Homerun

If Jones and I were a baseball team, you could say we finally knocked it out of the park.

After many months of ridiculous sexual tension, timing was finally on our side, and it was worth every ounce of it's weight in dirty deeds. 
I hoped doing so would finally 'scratch the itch' so to speak, but it had the complete opposite affect; I'm practically crawling out of my skin for more of him. I feel like I can't get close enough. 
It now feels like I have my own sort of claim on him, and it's getting a bit hard to remain discreet; Now that I've had him in every way, I want to be able to have the freedom to touch him whenever I want to- graze my fingertips across his chest when he passes by.  Pat his delectable, muscular ass when I walk behind him. Kiss him hello or goodbye and not have to be awkward about it first.

75% of the time, Jones and I remain business as usual.  If you were an unassuming outsider, we would not arise any suspicion whatsoever. Our conversations are legitimate, with just enough witty banter sprinkled in to keep things from being stiff, as if to say 'we have an innocent, funny platonic exchange'. To an outsider, we look like two professional acquaintances.
.....But when we steal a few moments to just be us, we tumble easily into that intimacy that we manage to keep hidden so well.  No awkward touching, no need to communicate for permission, just easy smiles, kisses that leave us both out of breath, and our clothes and hair in disarray. In those moments, I know I can pull his face to mine and slowly suck his bottom lip into my mouth, and he'll growl into my mouth and tangle his fingers into my hair. At the end of our fun, I know I can pop him on his cute butt, and he can steal one last, smacking kiss.  Then the spell is broken and it's back to real life.

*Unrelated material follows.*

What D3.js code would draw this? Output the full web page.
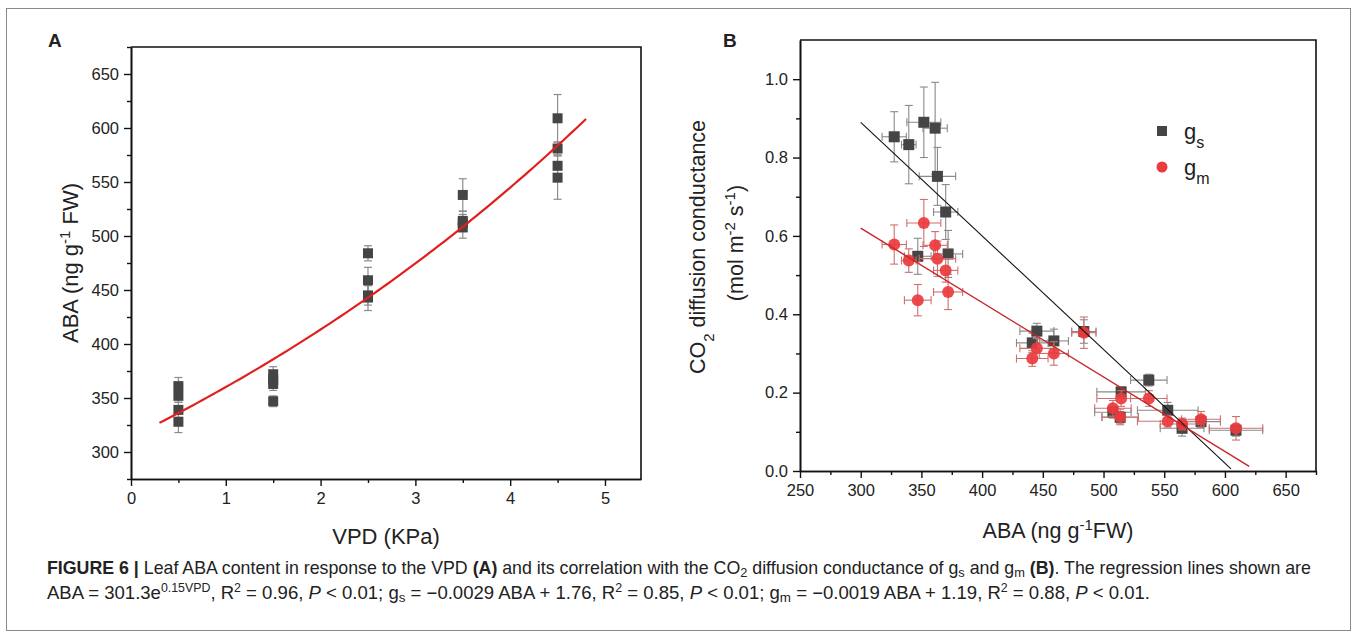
<!DOCTYPE html>
<html><head><meta charset="utf-8">
<script src="https://cdn.jsdelivr.net/npm/d3@7"></script>
<style>
body{margin:0;background:#fff;}
svg text{font-family:"Liberation Sans",Arial,Helvetica,sans-serif;fill:#222;}
</style></head>
<body><svg id="c" width="1357" height="638"></svg>
<script>
// ---------- Panel A data ----------
const vpdLevels = [0.5, 1.5, 2.5, 3.5, 4.5];
const abaA = [[361,352,339,328],[372,367,363,347],[484,459,445,443],[538,514,512,508],[609,581,565,554]];
const abaSDA = [[8,6,7,10],[7,6,6,5],[7,12,9,12],[15,9,8,10],[22,6,10,20]];
const fitA = {a: 313.7, b: 0.138, from: 0.3, to: 4.8}; // drawn regression curve
const xTicksA = [0,1,2,3,4,5];
const yTicksA = [300,350,400,450,500,550,600,650];

// ---------- Panel B data ----------
const abaB    = [327.6,339.6,352,361.3,363.2,370,347,372, 445.1,441.3,459.1,483.8, 514.5,507.7,513.7,537.3, 552.9,564.7,580.3,609.1];
const abaErrB = [10,6,14,10,15,10,11,12, 14,13,12,10, 20,15,15,15, 25,18,16,22];
const gsB     = [0.853,0.833,0.890,0.875,0.752,0.661,0.548,0.554, 0.357,0.327,0.332,0.356, 0.202,0.150,0.137,0.232, 0.155,0.109,0.126,0.104];
const gsErr   = [0.064,0.100,0.090,0.117,0.074,0.070,0.046,0.060, 0.020,0.025,0.030,0.030, 0.012,0.015,0.015,0.015, 0.020,0.020,0.015,0.015];
const gmB     = [0.578,0.537,0.633,0.576,0.542,0.512,0.436,0.457, 0.313,0.287,0.300,0.353, 0.185,0.160,0.138,0.185, 0.127,0.120,0.132,0.109];
const gmErr   = [0.050,0.030,0.060,0.035,0.045,0.030,0.040,0.045, 0.025,0.020,0.030,0.040, 0.020,0.020,0.020,0.020, 0.015,0.015,0.020,0.030];
const fitGs = {slope: -0.0029, intercept: 1.76, from: 300, to: 605};
const fitGm = {slope: -0.0019, intercept: 1.19, from: 300, to: 620};
const xTicksB = [250,300,350,400,450,500,550,600,650];
const yTicksB = [0,0.2,0.4,0.6,0.8,1.0];

const svg = d3.select("#c");
const TICK_FS = 16.5, TITLE_FS = 21.5;

// frame
svg.append("rect").attr("x",6.5).attr("y",8.5).attr("width",1344).attr("height",622)
  .attr("fill","none").attr("stroke","#8a8a8a").attr("stroke-width",1);

function styleAxis(g){
  g.select(".domain").attr("stroke","#111").attr("stroke-width",1.6);
  g.selectAll(".tick line").attr("stroke","#111").attr("stroke-width",1.4);
  g.selectAll(".tick text").attr("font-size",TICK_FS).attr("fill","#222")
    .style("font-family","'Liberation Sans',Arial,sans-serif");
}

// ================= Panel A =================
const A = {l:131, r:641, t:47, b:479};
const xA = d3.scaleLinear().domain([0,5.38]).range([A.l,A.r]);
const yA = d3.scaleLinear().domain([275,675]).range([A.b,A.t]);

const gA = svg.append("g");
gA.append("path").attr("d",`M${A.l},${A.t}H${A.r}V${A.b}`).attr("fill","none").attr("stroke","#111").attr("stroke-width",1.6);
gA.append("g").attr("transform",`translate(0,${A.b})`)
  .call(d3.axisBottom(xA).tickValues(d3.range(0.5,5.4,1)).tickSize(4).tickFormat("").tickSizeOuter(0)).call(styleAxis);
gA.append("g").attr("transform",`translate(${A.l},0)`)
  .call(d3.axisLeft(yA).tickValues(d3.range(275,676,50)).tickSize(4).tickFormat("").tickSizeOuter(0)).call(styleAxis);
gA.append("g").attr("transform",`translate(0,${A.b})`)
  .call(d3.axisBottom(xA).tickValues(xTicksA).tickFormat(d3.format("d")).tickSize(7).tickPadding(6).tickSizeOuter(0)).call(styleAxis);
gA.append("g").attr("transform",`translate(${A.l},0)`)
  .call(d3.axisLeft(yA).tickValues(yTicksA).tickFormat(d3.format("d")).tickSize(7).tickPadding(5).tickSizeOuter(0)).call(styleAxis);

const ptsA = [];
vpdLevels.forEach((v,i)=>abaA[i].forEach((y,j)=>ptsA.push({x:v,y:y,sd:abaSDA[i][j]})));
const ebA = gA.append("g").attr("stroke","#8c8c8c").attr("stroke-width",1.2);
ptsA.forEach(p=>{
  const cx=xA(p.x), y1=yA(p.y+p.sd), y2=yA(p.y-p.sd);
  ebA.append("line").attr("x1",cx).attr("x2",cx).attr("y1",y1).attr("y2",y2);
  ebA.append("line").attr("x1",cx-4).attr("x2",cx+4).attr("y1",y1).attr("y2",y1);
  ebA.append("line").attr("x1",cx-4).attr("x2",cx+4).attr("y1",y2).attr("y2",y2);
});
gA.append("g").selectAll("rect").data(ptsA).join("rect")
  .attr("x",d=>xA(d.x)-5).attr("y",d=>yA(d.y)-5).attr("width",10).attr("height",10)
  .attr("fill","#454545");
const fitPtsA = d3.range(fitA.from, fitA.to+0.001, 0.05).map(v=>[v, fitA.a*Math.exp(fitA.b*v)]);
gA.append("path").datum(fitPtsA).attr("fill","none").attr("stroke","#e01f1f").attr("stroke-width",2.2)
  .attr("d", d3.line().x(d=>xA(d[0])).y(d=>yA(d[1])));

svg.append("text").attr("x",48).attr("y",47).attr("font-size",19).attr("font-weight","bold").attr("fill","#111").text("A");
const tyA = svg.append("text").attr("transform",`translate(78,${(A.t+A.b)/2}) rotate(-90)`).attr("text-anchor","middle").attr("font-size",22);
tyA.append("tspan").text("ABA (ng g");
tyA.append("tspan").attr("baseline-shift","super").attr("font-size",15).text("-1");
tyA.append("tspan").text(" FW)");
svg.append("text").attr("x",(A.l+A.r)/2).attr("y",544).attr("text-anchor","middle").attr("font-size",22).text("VPD (KPa)");

// ================= Panel B =================
const B = {l:800, r:1316, t:40, b:471};
const xB = d3.scaleLinear().domain([250,675]).range([B.l,B.r]);
const yB = d3.scaleLinear().domain([0,1.1]).range([B.b,B.t]);
const gB = svg.append("g");
gB.append("path").attr("d",`M${B.l},${B.t}H${B.r}V${B.b}`).attr("fill","none").attr("stroke","#111").attr("stroke-width",1.6);
gB.append("g").attr("transform",`translate(0,${B.b})`)
  .call(d3.axisBottom(xB).tickValues(d3.range(275,676,50)).tickSize(4).tickFormat("").tickSizeOuter(0)).call(styleAxis);
gB.append("g").attr("transform",`translate(${B.l},0)`)
  .call(d3.axisLeft(yB).tickValues([0.1,0.3,0.5,0.7,0.9]).tickSize(4).tickFormat("").tickSizeOuter(0)).call(styleAxis);
gB.append("g").attr("transform",`translate(0,${B.b})`)
  .call(d3.axisBottom(xB).tickValues(xTicksB).tickFormat(d3.format("d")).tickSize(7).tickPadding(6).tickSizeOuter(0)).call(styleAxis);
gB.append("g").attr("transform",`translate(${B.l},0)`)
  .call(d3.axisLeft(yB).tickValues(yTicksB).tickSize(7).tickPadding(5).tickFormat(d3.format(".1f")).tickSizeOuter(0)).call(styleAxis);

function errBars(g, xs, xe, ys, ye, color){
  const e = g.append("g").attr("stroke",color).attr("stroke-width",1.1);
  xs.forEach((x,i)=>{
    const cx=xB(x), cy=yB(ys[i]);
    const x1=xB(x-xe[i]), x2=xB(x+xe[i]), y1=yB(ys[i]+ye[i]), y2=yB(ys[i]-ye[i]);
    e.append("line").attr("x1",x1).attr("x2",x2).attr("y1",cy).attr("y2",cy);
    e.append("line").attr("x1",x1).attr("x2",x1).attr("y1",cy-4).attr("y2",cy+4);
    e.append("line").attr("x1",x2).attr("x2",x2).attr("y1",cy-4).attr("y2",cy+4);
    e.append("line").attr("x1",cx).attr("x2",cx).attr("y1",y1).attr("y2",y2);
    e.append("line").attr("x1",cx-4).attr("x2",cx+4).attr("y1",y1).attr("y2",y1);
    e.append("line").attr("x1",cx-4).attr("x2",cx+4).attr("y1",y2).attr("y2",y2);
  });
}
errBars(gB, abaB, abaErrB, gsB, gsErr, "#8a8a8a");
gB.append("g").selectAll("rect").data(abaB).join("rect")
  .attr("x",(d)=>xB(d)-5.5).attr("y",(d,i)=>yB(gsB[i])-5.5).attr("width",11).attr("height",11)
  .attr("fill","#454545");
errBars(gB, abaB, abaErrB, gmB, gmErr, "#cc7070");
gB.append("g").selectAll("circle").data(abaB).join("circle")
  .attr("cx",d=>xB(d)).attr("cy",(d,i)=>yB(gmB[i])).attr("r",6)
  .attr("fill","#ea3b3e").attr("fill-opacity",0.92);
gB.append("line").attr("x1",xB(fitGs.from)).attr("y1",yB(fitGs.slope*fitGs.from+fitGs.intercept))
  .attr("x2",xB(fitGs.to)).attr("y2",yB(fitGs.slope*fitGs.to+fitGs.intercept)).attr("stroke","#111").attr("stroke-width",1.1);
gB.append("line").attr("x1",xB(fitGm.from)).attr("y1",yB(fitGm.slope*fitGm.from+fitGm.intercept))
  .attr("x2",xB(fitGm.to)).attr("y2",yB(fitGm.slope*fitGm.to+fitGm.intercept)).attr("stroke","#c8262a").attr("stroke-width",1.4);

// legend
svg.append("rect").attr("x",1157).attr("y",126).attr("width",10).attr("height",10).attr("fill","#454545");
const l1 = svg.append("text").attr("x",1184).attr("y",139).attr("font-size",22);
l1.append("tspan").text("g"); l1.append("tspan").attr("baseline-shift","sub").attr("font-size",16).text("s");
svg.append("circle").attr("cx",1162).attr("cy",167).attr("r",5.5).attr("fill","#ea3b3e");
const l2 = svg.append("text").attr("x",1184).attr("y",175).attr("font-size",22);
l2.append("tspan").text("g"); l2.append("tspan").attr("baseline-shift","sub").attr("font-size",16).text("m");

svg.append("text").attr("x",723).attr("y",47).attr("font-size",19).attr("font-weight","bold").attr("fill","#111").text("B");
const tyB1 = svg.append("text").attr("transform",`translate(705,247) rotate(-90)`).attr("text-anchor","middle").attr("font-size",TITLE_FS);
tyB1.append("tspan").text("CO");
tyB1.append("tspan").attr("baseline-shift","sub").attr("font-size",15).text("2");
tyB1.append("tspan").text(" diffusion conductance");
const tyB2 = svg.append("text").attr("transform",`translate(743,243) rotate(-90)`).attr("text-anchor","middle").attr("font-size",TITLE_FS);
tyB2.append("tspan").text("(mol m");
tyB2.append("tspan").attr("baseline-shift","super").attr("font-size",15).text("-2");
tyB2.append("tspan").text(" s");
tyB2.append("tspan").attr("baseline-shift","super").attr("font-size",15).text("-1");
tyB2.append("tspan").text(")");
const txB = svg.append("text").attr("x",(B.l+B.r)/2).attr("y",538).attr("text-anchor","middle").attr("font-size",TITLE_FS);
txB.append("tspan").text("ABA (ng g");
txB.append("tspan").attr("baseline-shift","super").attr("font-size",15).text("-1");
txB.append("tspan").text("FW)");

// ================= Caption =================
const cap1 = [
  ["FIGURE 6 |","b"],[" Leaf ABA content in response to the VPD ",""],["(A)","b"],
  [" and its correlation with the CO",""],["2","sub"],[" diffusion conductance of g",""],["s","sub"],
  [" and g",""],["m","sub"],[" ",""],["(B)","b"],[". The regression lines shown are",""]
];
const cap2 = [
  ["ABA = 301.3e",""],["0.15VPD","sup"],[", R",""],["2","sup"],[" = 0.96, ",""],["P","i"],[" < 0.01; g",""],["s","sub"],
  [" = \u22120.0029 ABA + 1.76, R",""],["2","sup"],[" = 0.85, ",""],["P","i"],[" < 0.01; g",""],["m","sub"],
  [" = \u22120.0019 ABA + 1.19, R",""],["2","sup"],[" = 0.88, ",""],["P","i"],[" < 0.01.",""]
];
function caption(parts, y, targetW){
  const g = svg.append("g").attr("transform",`translate(47,${y})`);
  const t = g.append("text").attr("x",0).attr("y",0).attr("font-size",18).attr("fill","#231f20");
  parts.forEach(([s,k])=>{
    const ts=t.append("tspan").text(s);
    if(k==="b") ts.attr("font-weight","bold");
    if(k==="i") ts.attr("font-style","italic");
    if(k==="sub") ts.attr("baseline-shift","-3").attr("font-size",13);
    if(k==="sup") ts.attr("baseline-shift","super").attr("font-size",12);
  });
  const w = t.node().getComputedTextLength();
  t.attr("transform",`scale(${targetW/w},1)`);
}
caption(cap1, 574, 1265);
caption(cap2, 599, 1104);
</script></body></html>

I don't know how long we'll let this continue. I have no intentions of stopping, especially not now, but I follow his lead.  I have stupidly given him the power in this whole thing, which I know could potentially be devastating to me, but I can't bring myself to care about the what-ifs.  I'm in this with my eyes wide open- I know I could never have him for myself. I think I'm just so infatuated with him that I'm happy to take whatever pieces of him I can get.

...and I'm on the edge of my seat for round 2.